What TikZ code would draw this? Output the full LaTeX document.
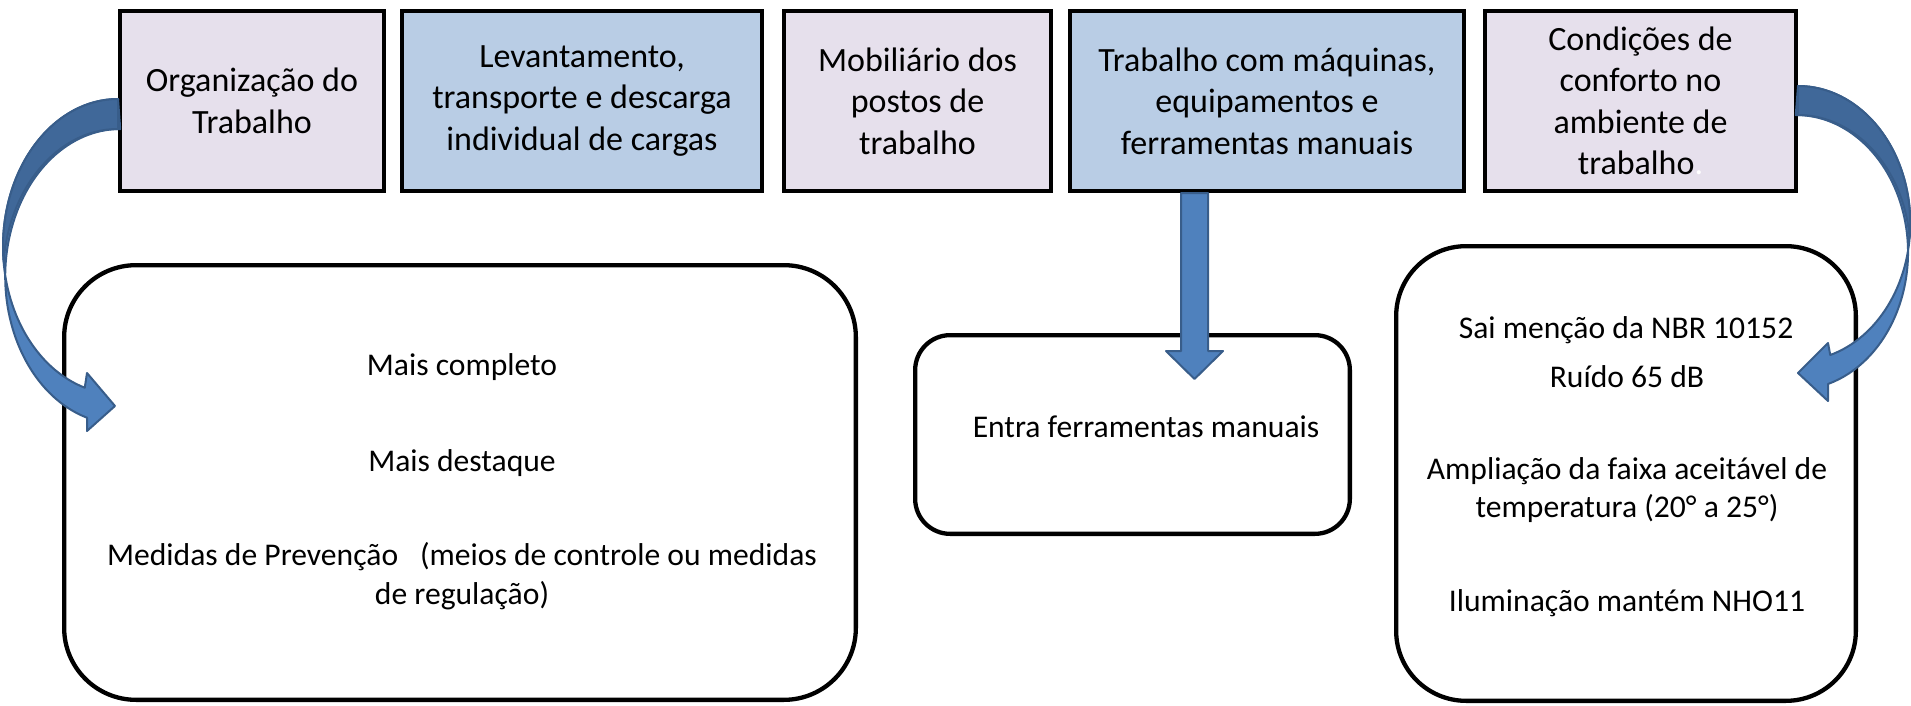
\documentclass[tikz,border=0pt]{standalone}
\usepackage{fontspec}
\setmainfont{Carlito}
\usepackage{tikz}
\usepackage{xcolor}
\definecolor{lav}{RGB}{230,224,236}
\definecolor{lblue}{RGB}{185,205,229}
\definecolor{arrblue}{RGB}{79,129,189}
\definecolor{arrback}{RGB}{64,104,153}
\definecolor{arrline}{RGB}{56,93,138}

\begin{document}
\begin{tikzpicture}[x=1pt, y=-1pt,
  topbox/.style={draw, line width=4.3pt, inner sep=2pt, minimum height=179.7pt, align=center, font=\fontsize{34}{41.5}\selectfont},
  roundbox/.style={draw, line width=4.3pt, rounded corners=#1},
  txt/.style={align=center, inner sep=0pt, font=\fontsize{31.6}{38.5}\selectfont},
  band/.style={fill=arrblue, draw=arrline, line width=2pt, line join=round},
  backband/.style={fill=arrback, draw=arrline, line width=2pt, line join=round}]

\useasboundingbox (0,0) rectangle (1911,706);

\node[roundbox=72pt, minimum width=791.7pt, minimum height=434.7pt] (left) at (460,482.5) {};
\node[roundbox=35pt, minimum width=434.7pt, minimum height=198.7pt] (mid) at (1132.5,434.5) {};
\node[roundbox=70pt, minimum width=459.7pt, minimum height=454.7pt] (right) at (1626,473.5) {};

\node[topbox, fill=lav, minimum width=263.7pt] (org) at (252,101) {Organização do\\Trabalho};
\node[topbox, fill=lblue, minimum width=359.7pt] (lev) at (582,101) {Levantamento,\\transporte e descarga\\individual de cargas};
\node[topbox, fill=lav, minimum width=266.7pt] (mob) at (917.5,101) {Mobiliário dos\\postos de\\trabalho};
\node[topbox, fill=lblue, minimum width=393.7pt] (maq) at (1267,101) {Trabalho com máquinas,\\equipamentos e\\ferramentas manuais};
\node[topbox, fill=lav, minimum width=310.7pt] (conf) at (1640.5,101) {Condições de\\conforto no\\ambiente de\\trabalho\textcolor{white}{.}};

\node[txt] (comp) at (462,367) {Mais completo};
\node[txt] (dest) at (462,463) {Mais destaque};
\node[txt] (prev) at (462,576) {Medidas de Prevenção\hspace*{22pt}(meios de controle ou medidas\\de regulação)};

\node[txt] (ferr) at (1146,427) {Entra ferramentas manuais};

\node[txt] (nbr) at (1626,330) {Sai menção da NBR 10152};
\node[txt] (ruido) at (1627,377) {Ruído 65 dB};
\node[txt] (temp) at (1627,490) {Ampliação da faixa aceitável de\\temperatura (20° a 25°)};
\node[txt] (ilum) at (1627,603) {Iluminação mantém NHO11};

\coordinate (lefttip) at (115,406);
\coordinate (righttip) at (1798,373);
\coordinate (midtip) at (1194.5,379);

\path[band] ([yshift=2pt]org.west) arc[start angle=270, end angle=106.8, x radius=115, y radius=147.5]
  -- (87,373) -- (lefttip) -- (87,431) -- (87,417.7)
  arc[start angle=106.8, end angle=270, x radius=115, y radius=147.5] -- cycle;
\path[backband] ([yshift=2pt]org.west) arc[start angle=270, end angle=174.16, x radius=115, y radius=147.5]
  arc[start angle=185.84, end angle=270, x radius=115, y radius=147.5] -- cycle;

\path[band] ([yshift=15pt]conf.east) arc[start angle=-90, end angle=73.3, x radius=112.25, y radius=137.4]
  -- (1828,343) -- (righttip) -- (1828,401) -- (1828,384)
  arc[start angle=73.3, end angle=-90, x radius=112.25, y radius=137.4] -- cycle;
\path[backband] ([yshift=15pt]conf.east) arc[start angle=-90, end angle=6.06, x radius=112.25, y radius=137.4]
  arc[start angle=-6.06, end angle=-90, x radius=112.25, y radius=137.4] -- cycle;

\path[band] ([xshift=-86pt]maq.south) -- ([xshift=-59pt]maq.south) -- (1208,351) -- (1223,351)
  -- (midtip) -- (1166,351) -- (1181,351) -- cycle;

\end{tikzpicture}
\end{document}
====================
Goal of the exercise
Reproduce the listing exactly. Leave its pictures out.

Exercise result
What TikZ code would draw this? Output the full LaTeX document.
\documentclass[tikz,border=0pt]{standalone}
\usepackage{fontspec}
\setmainfont{Carlito}
\usepackage{tikz}
\usepackage{xcolor}
\definecolor{lav}{RGB}{230,224,236}
\definecolor{lblue}{RGB}{185,205,229}
\definecolor{arrblue}{RGB}{79,129,189}
\definecolor{arrback}{RGB}{64,104,153}
\definecolor{arrline}{RGB}{56,93,138}

\begin{document}
\begin{tikzpicture}[x=1pt, y=-1pt,
  topbox/.style={draw, line width=4.3pt, inner sep=2pt, minimum height=179.7pt, align=center, font=\fontsize{34}{41.5}\selectfont},
  roundbox/.style={draw, line width=4.3pt, rounded corners=#1},
  txt/.style={align=center, inner sep=0pt, font=\fontsize{31.6}{38.5}\selectfont},
  band/.style={fill=arrblue, draw=arrline, line width=2pt, line join=round},
  backband/.style={fill=arrback, draw=arrline, line width=2pt, line join=round}]

\useasboundingbox (0,0) rectangle (1911,706);

\node[roundbox=72pt, minimum width=791.7pt, minimum height=434.7pt] (left) at (460,482.5) {};
\node[roundbox=35pt, minimum width=434.7pt, minimum height=198.7pt] (mid) at (1132.5,434.5) {};
\node[roundbox=70pt, minimum width=459.7pt, minimum height=454.7pt] (right) at (1626,473.5) {};

\node[topbox, fill=lav, minimum width=263.7pt] (org) at (252,101) {Organização do\\Trabalho};
\node[topbox, fill=lblue, minimum width=359.7pt] (lev) at (582,101) {Levantamento,\\transporte e descarga\\individual de cargas};
\node[topbox, fill=lav, minimum width=266.7pt] (mob) at (917.5,101) {Mobiliário dos\\postos de\\trabalho};
\node[topbox, fill=lblue, minimum width=393.7pt] (maq) at (1267,101) {Trabalho com máquinas,\\equipamentos e\\ferramentas manuais};
\node[topbox, fill=lav, minimum width=310.7pt] (conf) at (1640.5,101) {Condições de\\conforto no\\ambiente de\\trabalho\textcolor{white}{.}};

\node[txt] (comp) at (462,367) {Mais completo};
\node[txt] (dest) at (462,463) {Mais destaque};
\node[txt] (prev) at (462,576) {Medidas de Prevenção\hspace*{22pt}(meios de controle ou medidas\\de regulação)};

\node[txt] (ferr) at (1146,427) {Entra ferramentas manuais};

\node[txt] (nbr) at (1626,330) {Sai menção da NBR 10152};
\node[txt] (ruido) at (1627,377) {Ruído 65 dB};
\node[txt] (temp) at (1627,490) {Ampliação da faixa aceitável de\\temperatura (20° a 25°)};
\node[txt] (ilum) at (1627,603) {Iluminação mantém NHO11};

\coordinate (lefttip) at (115,406);
\coordinate (righttip) at (1798,373);
\coordinate (midtip) at (1194.5,379);

\path[band] ([yshift=2pt]org.west) arc[start angle=270, end angle=106.8, x radius=115, y radius=147.5]
  -- (87,373) -- (lefttip) -- (87,431) -- (87,417.7)
  arc[start angle=106.8, end angle=270, x radius=115, y radius=147.5] -- cycle;
\path[backband] ([yshift=2pt]org.west) arc[start angle=270, end angle=174.16, x radius=115, y radius=147.5]
  arc[start angle=185.84, end angle=270, x radius=115, y radius=147.5] -- cycle;

\path[band] ([yshift=15pt]conf.east) arc[start angle=-90, end angle=73.3, x radius=112.25, y radius=137.4]
  -- (1828,343) -- (righttip) -- (1828,401) -- (1828,384)
  arc[start angle=73.3, end angle=-90, x radius=112.25, y radius=137.4] -- cycle;
\path[backband] ([yshift=15pt]conf.east) arc[start angle=-90, end angle=6.06, x radius=112.25, y radius=137.4]
  arc[start angle=-6.06, end angle=-90, x radius=112.25, y radius=137.4] -- cycle;

\path[band] ([xshift=-86pt]maq.south) -- ([xshift=-59pt]maq.south) -- (1208,351) -- (1223,351)
  -- (midtip) -- (1166,351) -- (1181,351) -- cycle;

\end{tikzpicture}
\end{document}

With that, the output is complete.